We sat there enjoying the funky Soho vibe, albeit the increasingly crowded and touristy funky Soho vibe, and when the KidRobot crew wrapped things up by buying a creature with a British flag on its belly and a bullet hole in its hat, we made our way back to the car. Time to go from this exotic and wonderful afternoon to our loving and peaceful home.
And then? She refused to sit in her seat. We tried several things that ought to have worked but didn’t. It bores me to list them so I won’t.
Joe eventually got her strapped in well-enough and I started to drive but she was crying and crying and it’s hard to describe but it’s like my brain turned black.
In that moment I stopped being a happy mom with a great life who just happened to have a baby who didn’t want to be in a car seat for fifteen minutes (which is, seriously, what it takes to get to our Brooklyn neighborhood on a Saturday). This roaring and refusing child was all there was, and I needed for her to disappear.

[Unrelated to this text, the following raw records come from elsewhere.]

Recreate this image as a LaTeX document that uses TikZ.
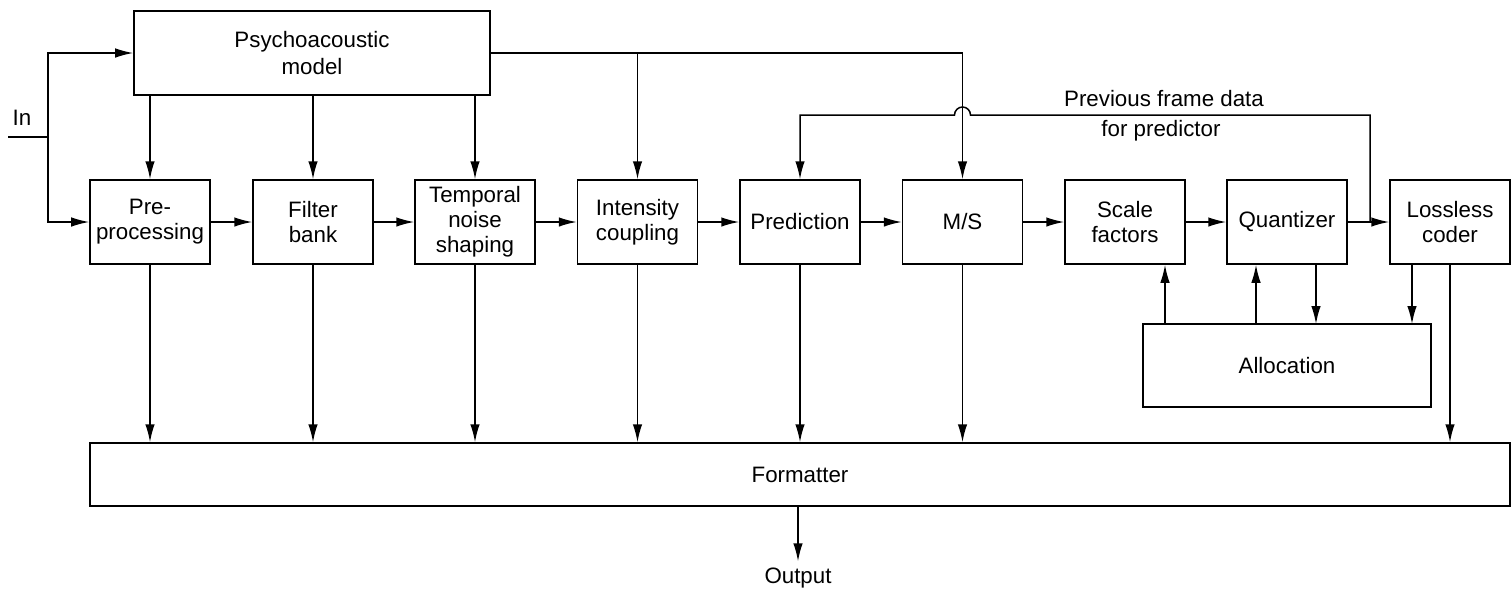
\documentclass[tikz,border=0pt]{standalone}
\usepackage{fontspec}
\setmainfont{Liberation Sans}
\usetikzlibrary{arrows.meta}
\begin{document}
\begin{tikzpicture}[x=0.2mm, y=-0.2mm, >={Latex[length=3.6mm,width=1.9mm]}, line width=0.3mm, font=\fontsize{12.7}{14.2}\selectfont]
    \tikzstyle{block_style} = [draw, rectangle, minimum width=24mm, minimum height=16.8mm, align=center, inner sep=1pt]
    \tikzstyle{edge_style} = [draw, ->]
    \useasboundingbox (0,0) rectangle (1511,589);

    \node[block_style, minimum width=71.2mm] (psy) at (312,53) {Psychoacoustic\\[1.3pt]model};
    \node[block_style] (pre) at (150,222) {Pre-\\processing};
    \node[block_style] (fb) at (313,222) {Filter\\bank};
    \node[block_style] (tns) at (475,222) {Temporal\\noise\\shaping};
    \node[block_style] (ic) at (637.5,222) {Intensity\\coupling};
    \node[block_style] (pred) at (800,222) {Prediction};
    \node[block_style] (ms) at (962.5,222) {M/S};
    \node[block_style] (sf) at (1125,222) {Scale\\factors};
    \node[block_style] (quant) at (1287,222) {Quantizer};
    \node[block_style] (lc) at (1450,222) {Lossless\\coder};
    \node[block_style, minimum width=57.6mm, minimum height=16.6mm] (alloc) at (1287,365.5) {Allocation};
    \node[block_style, minimum width=284mm, minimum height=12.6mm] (fmt) at (800,474.5) {Formatter};

    \node (inlabel) at (22,118) {In};
    \node (out) at (798,578) {Output};
    \node (prev1) at (1164,99) {Previous frame data};
    \node (prev2) at (1161,131) {for predictor};

    \coordinate (in) at (8,137);
    \coordinate (split) at (48,137);
    \coordinate (tap) at (1370,222);
    \coordinate (hop) at (962.5,115);
    \coordinate (al1) at (1165,324);
    \coordinate (al2) at (1256,324);
    \coordinate (al3) at (1316,324);
    \coordinate (al4) at (1412,324);

    % input splits to the model and the first block
    \draw (in) -- (split);
    \draw[edge_style] (split) |- (psy.west);
    \draw[edge_style] (split) |- (pre.west);

    % psychoacoustic model outputs
    \draw[edge_style] (pre.north |- psy.south) -- (pre.north);
    \draw[edge_style] (fb.north |- psy.south) -- (fb.north);
    \draw[edge_style] (tns.north |- psy.south) -- (tns.north);
    \draw[edge_style] (psy.east) -| (ms.north);
    \draw[edge_style] (psy.east -| ic.north) -- (ic.north);

    % main chain
    \draw[edge_style] (pre) -- (fb);
    \draw[edge_style] (fb) -- (tns);
    \draw[edge_style] (tns) -- (ic);
    \draw[edge_style] (ic) -- (pred);
    \draw[edge_style] (pred) -- (ms);
    \draw[edge_style] (ms) -- (sf);
    \draw[edge_style] (sf) -- (quant);
    \draw[edge_style] (quant) -- (lc);

    % feedback to the predictor, hopping over the M/S line
    \draw[edge_style] (tap) |- ([xshift=1.6mm]hop) arc[start angle=0, end angle=180, radius=1.6mm] -| (pred.north);

    % allocation loop
    \draw[edge_style] (al1) -- (al1 |- sf.south);
    \draw[edge_style] (al2) -- (al2 |- quant.south);
    \draw[edge_style] (al3 |- quant.south) -- (al3);
    \draw[edge_style] (al4 |- lc.south) -- (al4);

    % everything goes to the formatter
    \foreach \b in {pre,fb,tns,ic,pred,ms,lc}
        \draw[edge_style] (\b.south) -- (\b.south |- fmt.north);
    \draw[edge_style] (out.north |- fmt.south) -- (out.north);
\end{tikzpicture}
\end{document}
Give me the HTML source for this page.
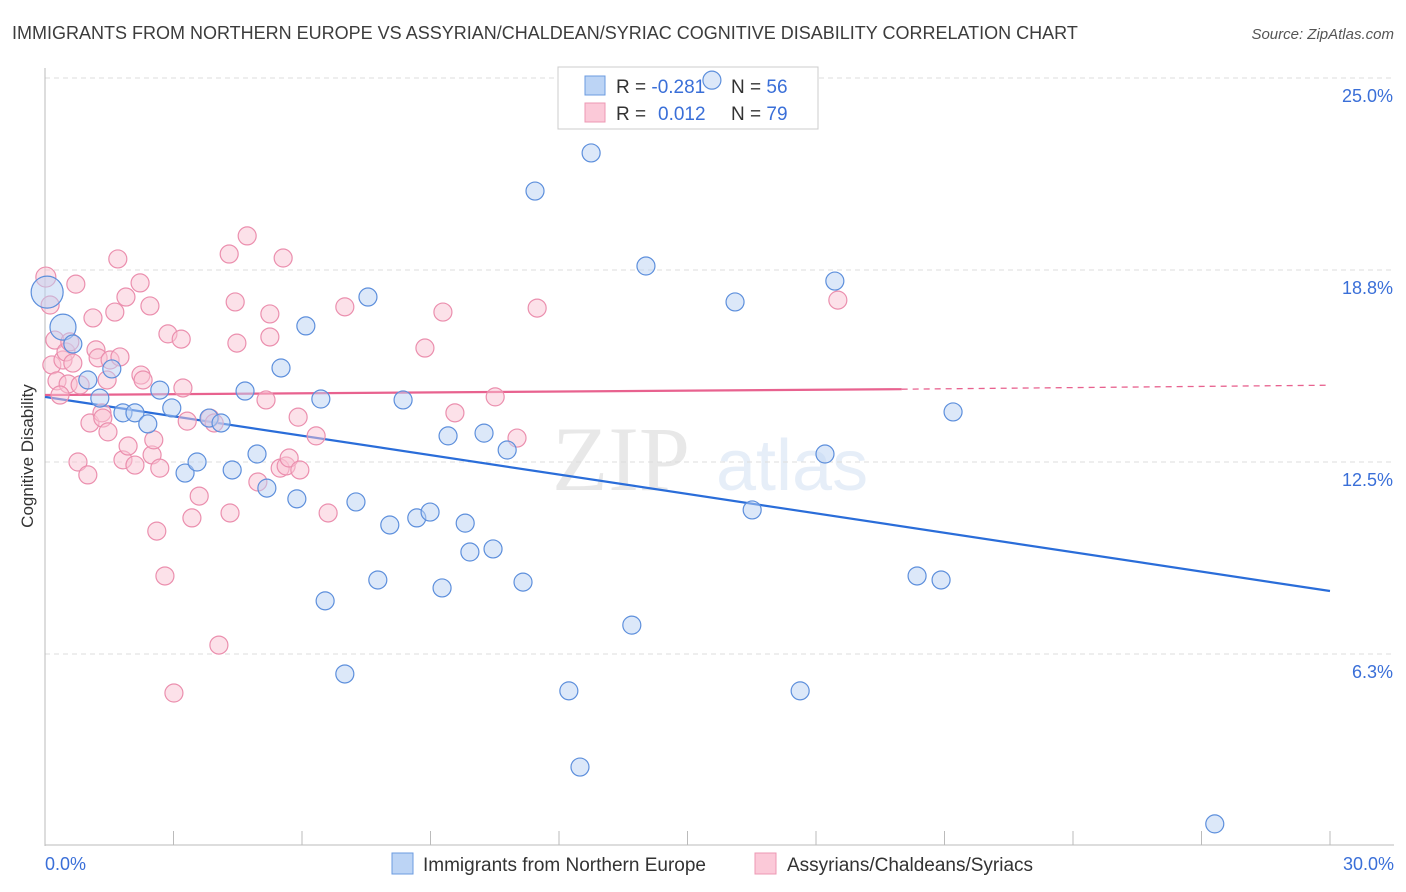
<!DOCTYPE html>
<html><head><meta charset="utf-8"><style>
body{margin:0;background:#fff;font-family:"Liberation Sans",sans-serif;}
svg{display:block}
</style></head><body>
<svg id="chart" width="1406" height="892" xmlns="http://www.w3.org/2000/svg">
<text x="12" y="39" font-size="18" fill="#3c3c3c">IMMIGRANTS FROM NORTHERN EUROPE VS ASSYRIAN/CHALDEAN/SYRIAC COGNITIVE DISABILITY CORRELATION CHART</text>
<text x="1394" y="39" font-size="15" fill="#555" font-style="italic" text-anchor="end">Source: ZipAtlas.com</text>
<g opacity="0.13">
<text x="552" y="490" font-family="Liberation Serif,serif" font-size="92" fill="#555">ZIP</text>
<text x="716" y="490" font-size="72" fill="#4a7fd0">atlas</text>
</g>
<g id="grid"></g>
<g id="axes"></g>
<g>
<rect x="558" y="67" width="260" height="62" fill="#fff" stroke="#ccc"/>
<rect x="585" y="76" width="20" height="19" fill="#bcd4f5" stroke="#6b9be0"/>
<rect x="585" y="103" width="20" height="19" fill="#fbc9d8" stroke="#ec98b3"/>
<text x="616" y="93" font-size="19" fill="#333">R = <tspan fill="#3a6fd8">-0.281</tspan><tspan x="731">N = </tspan><tspan fill="#3a6fd8">56</tspan></text>
<text x="616" y="120" font-size="19" fill="#333">R = <tspan x="658" fill="#3a6fd8">0.012</tspan><tspan x="731">N = </tspan><tspan fill="#3a6fd8">79</tspan></text>
</g>
<g id="lines"></g>
<g id="pts"></g>
<text transform="translate(33,456) rotate(-90)" font-size="17" fill="#333" text-anchor="middle">Cognitive Disability</text>
<g>
<rect x="392" y="853" width="21" height="21" fill="#bcd4f5" stroke="#6b9be0"/>
<text x="423" y="871" font-size="19" fill="#333">Immigrants from Northern Europe</text>
<rect x="755" y="853" width="21" height="21" fill="#fbc9d8" stroke="#ec98b3"/>
<text x="787" y="871" font-size="19" fill="#333">Assyrians/Chaldeans/Syriacs</text>
</g>
</svg>
<script>
const yTicks=[25,18.75,12.5,6.25];
const yTickLabels=["25.0%","18.8%","12.5%","6.3%"];
const xTickLabels=["0.0%","30.0%"];
const blueX=[0.05,0.42,0.65,1.00,1.28,1.56,1.82,2.10,2.40,2.68,2.96,3.27,3.55,3.83,4.11,4.37,4.67,4.95,5.18,5.51,5.88,6.09,6.44,6.54,7.00,7.26,7.54,7.77,8.05,8.36,8.68,8.99,9.27,9.41,9.81,9.92,10.25,10.46,10.79,11.16,11.44,12.23,12.49,12.75,13.70,14.03,15.57,16.11,16.51,17.63,18.21,18.44,20.36,20.92,21.20,27.31];
const blueY=[18.03,16.89,16.34,15.17,14.58,15.53,14.10,14.10,13.74,14.84,14.26,12.14,12.50,13.93,13.77,12.24,14.81,12.76,11.65,15.56,11.30,16.93,14.55,7.98,5.60,11.20,17.87,8.66,10.45,14.52,10.68,10.87,8.40,13.35,10.51,9.57,13.44,9.67,12.89,8.59,21.32,5.05,2.57,22.56,7.19,18.88,24.93,17.71,10.94,5.05,12.76,18.39,8.79,8.66,14.13,0.72];
const pinkX=[0.02,0.12,0.16,0.23,0.28,0.42,0.49,0.54,0.58,0.65,0.72,0.77,0.82,1.00,1.05,1.12,1.19,1.24,1.33,1.35,1.45,1.47,1.52,1.63,1.70,1.75,1.82,1.89,1.94,2.10,2.22,2.24,2.29,2.45,2.50,2.54,2.61,2.68,2.80,2.87,3.01,3.18,3.22,3.32,3.43,3.60,3.85,3.95,4.06,4.30,4.32,4.44,4.48,4.72,4.97,5.16,5.25,5.25,5.49,5.56,5.63,5.70,5.91,5.95,6.33,6.61,7.00,8.87,9.29,9.57,10.51,11.02,11.49,18.51,0.35];
const pinkY=[18.52,17.61,15.66,16.47,15.14,15.82,16.08,15.04,16.41,15.72,18.29,12.50,15.01,12.08,13.77,17.19,16.15,15.89,14.10,13.93,15.17,13.48,15.82,17.38,19.11,15.92,12.57,17.87,13.02,12.40,18.33,15.33,15.17,17.58,12.73,13.22,10.25,12.30,8.79,16.67,4.98,16.50,14.91,13.83,10.68,11.39,13.93,13.77,6.54,19.27,10.84,17.71,16.37,19.86,11.85,14.52,17.32,16.57,12.30,19.14,12.37,12.63,13.96,12.24,13.35,10.84,17.55,16.21,17.38,14.10,14.62,13.28,17.51,17.77,14.68];
const blueLine=[0,14.62,30,8.30];
const pinkLine=[0,14.68,20,14.87,30,15.0];
const NS="http://www.w3.org/2000/svg";
const X=v=>45+v/30*1285, Y=v=>846-v*30.72;
function mk(t,a,p){const e=document.createElementNS(NS,t);for(const k in a)e.setAttribute(k,a[k]);p.appendChild(e);return e;}
const grid=document.getElementById('grid'),axes=document.getElementById('axes'),lines=document.getElementById('lines'),pts=document.getElementById('pts');
yTicks.forEach((v,i)=>{
 const l=mk('line',{x1:45,x2:1394,y1:Y(v),y2:Y(v),stroke:'#ddd','stroke-dasharray':'5,4'},grid);
 
 
 const t=mk('text',{x:1393,y:Y(v)+24,'font-size':18,fill:'#3a6fd8','text-anchor':'end'},axes);
 t.textContent=yTickLabels[i];
 
 
});
mk('line',{x1:45,x2:45,y1:68,y2:846,stroke:'#bbb'},axes);
mk('line',{x1:45,x2:1394,y1:845,y2:845,stroke:'#bbb'},axes);
for(let i=0;i<=10;i++){const x=X(i*3);mk('line',{x1:x,x2:x,y1:831,y2:845,stroke:'#bbb'},axes);}
[[0,'start',45],[1,'end',1394]].forEach(([i,a,x])=>{
 const t=mk('text',{x:x,y:870,'font-size':18,fill:'#3a6fd8','text-anchor':a},axes);
 t.textContent=xTickLabels[i];
 
 
});
function dot(x,y,r,fill,stroke){
 const c=mk('circle',{cx:X(x),cy:Y(y),r:r,fill:fill,'fill-opacity':0.5,stroke:stroke,'stroke-width':1.2},pts);
 return c;
}
pinkX.forEach((x,i)=>{
 const c=dot(x,pinkY[i],i===0?10:9,'#f9c3d3','#eb8fae');
 
 
});
blueX.forEach((x,i)=>{
 const c=dot(x,blueY[i],i===0?16:(i===1?13:9),'#b9d1f4','#5d8fdc');
 
 
});
const bl=mk('line',{x1:X(blueLine[0]),y1:Y(blueLine[1]),x2:X(blueLine[2]),y2:Y(blueLine[3]),stroke:'#2a6dd9','stroke-width':2.2},lines);


const pl=mk('line',{x1:X(pinkLine[0]),y1:Y(pinkLine[1]),x2:X(pinkLine[2]),y2:Y(pinkLine[3]),stroke:'#e8628f','stroke-width':2.2},lines);


const pd=mk('line',{x1:X(pinkLine[2]),y1:Y(pinkLine[3]),x2:X(pinkLine[4]),y2:Y(pinkLine[5]),stroke:'#e8628f','stroke-width':1.3,'stroke-dasharray':'6,5'},lines);


</script>
</body></html>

I wanted Joe to offer to just take her out of the car but he wasn’t receiving the thoughts I was sending (or he was but he was pretending he wasn’t), and it’s not really in his nature to think of something like that anyway, because, really what I wanted didn’t make much sense.
I just needed her to NOT be crying in the car.
My black brain took over and I pulled the car over and announced that if she kept crying she’d have to take the subway home (she hates the subway, which makes me mad because if I’d had the chance to be a city-toddler I would have loved the subway).
She kept crying so that’s what we did.
Metrocard, stroller, crying baby (and the tea, I still had the tea). She and I got out of the car and stormed off, lurching lopsided (I was holding the tea) down the sidewalk for the train. I didn’t look back at the car but I know I would have seen Joe and Amos staring out the window in stunned silence. I found out later that Joe stayed there for a few minutes, wondering if I was faking.
So that’s why I was giving Piper the silent treatment on the train. And that’s why she looked sort of vacant and wiped out. And you probably thought I was one of those kinds of moms who doesn’t make eye contact with her own kid; who just stares off into the distance looking pissed and impatient.
There are such awful moms out there--I see them all the time. I can tell just by looking at them that their poor kid deserves better. And I know that you thought Iwas one of them today on the A train--but it was just a low moment. I got myself trapped in something that just didn’t make sense but it became something I needed to do.
And I softened as I stared at the back of her head--the part of her that makes her seem most vulnerable. And I softened a bit more as I watched her yawn and rub her eyes with her chubby baby hands. And by the time I got onto the G train with her things were back to normal.
So if you didn’t know me and you saw me on the G train today, around 4:45, Hoyt Schemmerhorn to Clinton Washington, first car, you saw the real thing; a mother and daughter all sparkley and engaged, and you’d know that little girl was lucky to have a mom like me.